Chris Pizzello: Stick to sports, man. The "now-forgotten" Liam Gallagher and his band Oasis just sold out Madison Square Garden in one hour, as well as several other venues in the U.S. That tells me that they're not exactly off the radar.
Bill Cross: I think the people you talked to underestimated the power refs have in basketball and baseball to fix games. In basketball it's pretty easy to get a player into quick foul trouble, especially a big guy. This could totally throw off the line or several of the unders and overs. In baseball, the home plate umpire has almost as much control over the outcome as a soccer ref. A few borderline calls throughout the game can change the outcome.
Heck, a home plate umpire could not really alter the game outcome but still alter the runs or hits over/unders by adjusting his strike zone just a little. Of course the really smart players in this would not have a one game hop, but gradually build up to the desired outcome over a few games to cover their tracks and make it look natural.
Ramon Creager: Your column could have been written about German soccer. Change the American team/league names (and other details) to German team/league names, and it would have been just as plausible. This scandal is notable precisely because no one thought such a thing could happen. We should not congratulate ourselves for being immune to something of this sort.
You make it sound like the NFL uses some sort of unique, inspired process to choose its referees. The truth is that top referees in Europe are chosen exactly the same way. They must do the little gigs first. The best rise to the top. The rest are weeded out. Robert Hoyzer was one of those weeded out. Thus, one can argue that the system worked.
You make the argument that major league games are impossible to fix here in the U.S. because of their visibility. Apparently this is just as true in Germany. Hoyzer got caught precisely because he fixed a German Cup game involving a lowly regional team, SC Paderborn 07, and the top flight Bundesliga team Hamburg SV. This minnow vs. shark game became notable when the minnows unaccountably won.
I guess my contention is that there is no real difference between US and European major sports when it comes to the integrity of the referees, save that a referee who fixed insignificant games got caught when he foolishly tried to fix one that counted.
Zafar Sobhan: A couple of other reasons why there haven't been fixing scandals centering on referees in the U.S. might be:
In hoops and football you have multiple refs, presumably helping to keep each other honest, unless you bribe the lot, which would be difficult. And soccer refs are amateurs -- that might make a difference in terms of quality and incentive.

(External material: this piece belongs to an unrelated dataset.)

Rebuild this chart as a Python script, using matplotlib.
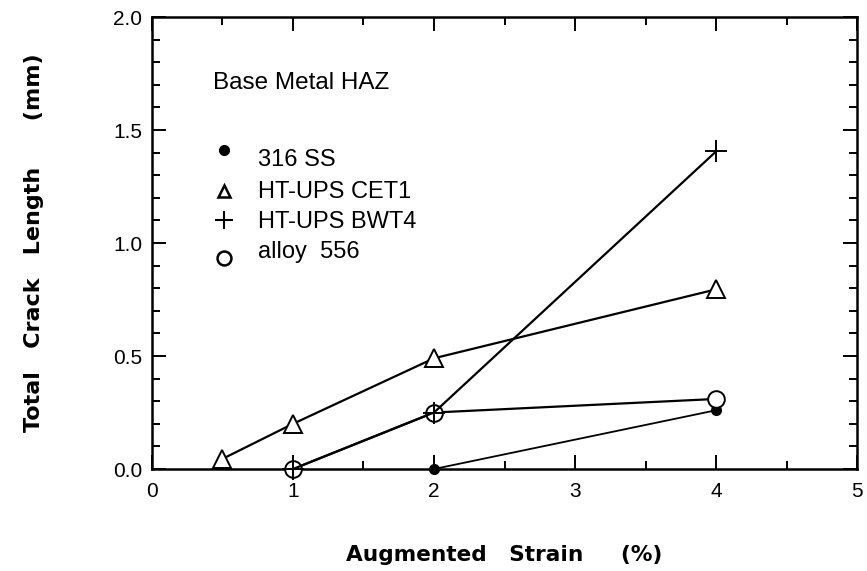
import matplotlib
matplotlib.use("Agg")
import matplotlib.pyplot as plt
from matplotlib.ticker import MultipleLocator, FormatStrFormatter

plt.rcParams['font.family'] = ['Liberation Sans', 'DejaVu Sans']

# data
ss316_x = [2, 4]
ss316_y = [0.0, 0.26]
cet1_x = [0.5, 1, 2, 4]
cet1_y = [0.045, 0.20, 0.49, 0.795]
bwt4_x = [1, 2, 4]
bwt4_y = [0.0, 0.25, 1.405]
alloy556_x = [1, 2, 4]
alloy556_y = [0.0, 0.25, 0.31]

labels = ['316 SS', 'HT-UPS CET1', 'HT-UPS BWT4', 'alloy  556']

fig = plt.figure(figsize=(8.67, 5.71), dpi=100)
ax = fig.add_axes([0.1753, 0.1786, 0.8132, 0.7916])

lw = 1.6
ax.plot(ss316_x, ss316_y, color='black', lw=1.3, marker='o', ms=7,
        mfc='black', mec='black', clip_on=False, zorder=3)
ax.plot(cet1_x, cet1_y, color='black', lw=lw, marker='^', ms=13,
        mfc='white', mec='black', mew=1.4, clip_on=False, zorder=3)
ax.plot(alloy556_x, alloy556_y, color='black', lw=lw, marker='o', ms=12,
        mfc='white', mec='black', mew=1.4, clip_on=False, zorder=3)
ax.plot(bwt4_x, bwt4_y, color='black', lw=lw, marker='+', ms=16,
        mew=1.4, clip_on=False, zorder=4)

ax.set_xlim(0, 5)
ax.set_ylim(0, 2.0)
ax.xaxis.set_major_locator(MultipleLocator(1))
ax.xaxis.set_minor_locator(MultipleLocator(0.5))
ax.yaxis.set_major_locator(MultipleLocator(0.5))
ax.yaxis.set_minor_locator(MultipleLocator(0.1))
ax.yaxis.set_major_formatter(FormatStrFormatter('%.1f'))

ax.tick_params(which='both', direction='in', top=True, right=True,
               width=1.4, labelsize=15, colors='black')
ax.tick_params(which='major', length=10)
ax.tick_params(which='minor', length=6)
ax.tick_params(axis='x', which='major', pad=9)
ax.tick_params(axis='y', which='major', pad=7)
for s in ax.spines.values():
    s.set_linewidth(1.8)

ax.set_xlabel('Augmented   Strain     (%)', fontsize=15.6, fontweight='bold',
              family='DejaVu Sans', labelpad=32)
ax.set_ylabel('Total   Crack   Length      (mm)', fontsize=16,
              fontweight='bold', family='DejaVu Sans', labelpad=50)

ax.text(0.0865, 0.854, 'Base Metal HAZ', transform=ax.transAxes,
        fontsize=17.5, va='center', ha='left')

# legend keys
key_style = [
    dict(marker='o', ms=7, mfc='black', mec='black'),
    dict(marker='^', ms=9, mfc='white', mec='black', mew=1.8),
    dict(marker='+', ms=13, mec='black', mew=1.5),
    dict(marker='o', ms=10, mfc='white', mec='black', mew=1.8),
]
key_y = [0.706, 0.615, 0.551, 0.467]
text_y = [0.684, 0.613, 0.546, 0.480]
for st, ky, ty, lab in zip(key_style, key_y, text_y, labels):
    ax.plot([0.102], [ky], ls='none', transform=ax.transAxes, **st)
    ax.text(0.150, ty, lab, transform=ax.transAxes, fontsize=17,
            va='center', ha='left')

fig.savefig('out.png', dpi=100)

I think the arguments about broad coverage and the fact that one single call in most American sports may not make that much of a difference are persuasive. I really think the fact that almost all games are televised and watched by millions and that Americans have an extremely good communication system via the Internet and talk radio and sports shows on TV and magazines makes it much harder to get away with something like this there. Nothing makes you more honest than millions of eyes watching your every move.
Dave Ciskowski: I think there are a couple factors you may have missed. One is the extent to which gambling on sports is completely legal and accepted in Europe. When I started watching Premiership games, I didn't catch it at first, but then I started to understand how prevalent it was.
The big example for me: I was watching an interview with some player. He was asked about his favorite goal, and talked about one he got in the FA Cup. He mentioned that he only found out that he'd be starting about 20 minutes before the game. So he called his dad and told him to put money down, that he would be the first player to score in the game. He knew the odds would be fantastic since he wasn't supposed to start. But his dad didn't or couldn't do it, and (as the player said), "Old Trafford at the time was the only ground without a Ladbrokes on site, so I couldn't do it myself."
I was floored when I heard that. For him, it was just an amusing anecdote. In the U.S., he would be Pete Rose. The gulf between the two extremes is astounding.
King talking: Several readers reminded me that there was a major league baseball umpire fired once for fixing games. His name was Dick Higham, and he was dismissed by the National League in 1882 after a private detective hired by the Detroit Wolverines uncovered the scheme Higham had been running with gamblers. This is, of course, prehistoric stuff, even for baseball, which dates its modern age to 1900.
Also, various readers recommended three books, all of them fictional, on the subject of officials and gambling in American sports.
"Crooked Zebra" by Bob Weltlich is a self-published novel with a plot I'm thinking you can guess from the title. Weltlich was a head coach at Texas, Mississippi, Florida International and South Alabama, taking all but Texas to the Tournament, and was an assistant to Bob Knight at Indiana.
"4th and Fixed: When the Mob Tackles Football, It's No Longer Just a Game" by former Broncos reserve running back Reggie Rivers is a novel, despite the nonfictionish -- or Fiona Apple-ish -- title. The Publishers Weekly review makes it sound like a football "The Harder They Fall," with mobsters fixing games to try to propel a team to the championship.
"Franchise" is a novel about gambling and football by former Cowboys player Peter Gent, who more famously wrote "North Dallas Forty."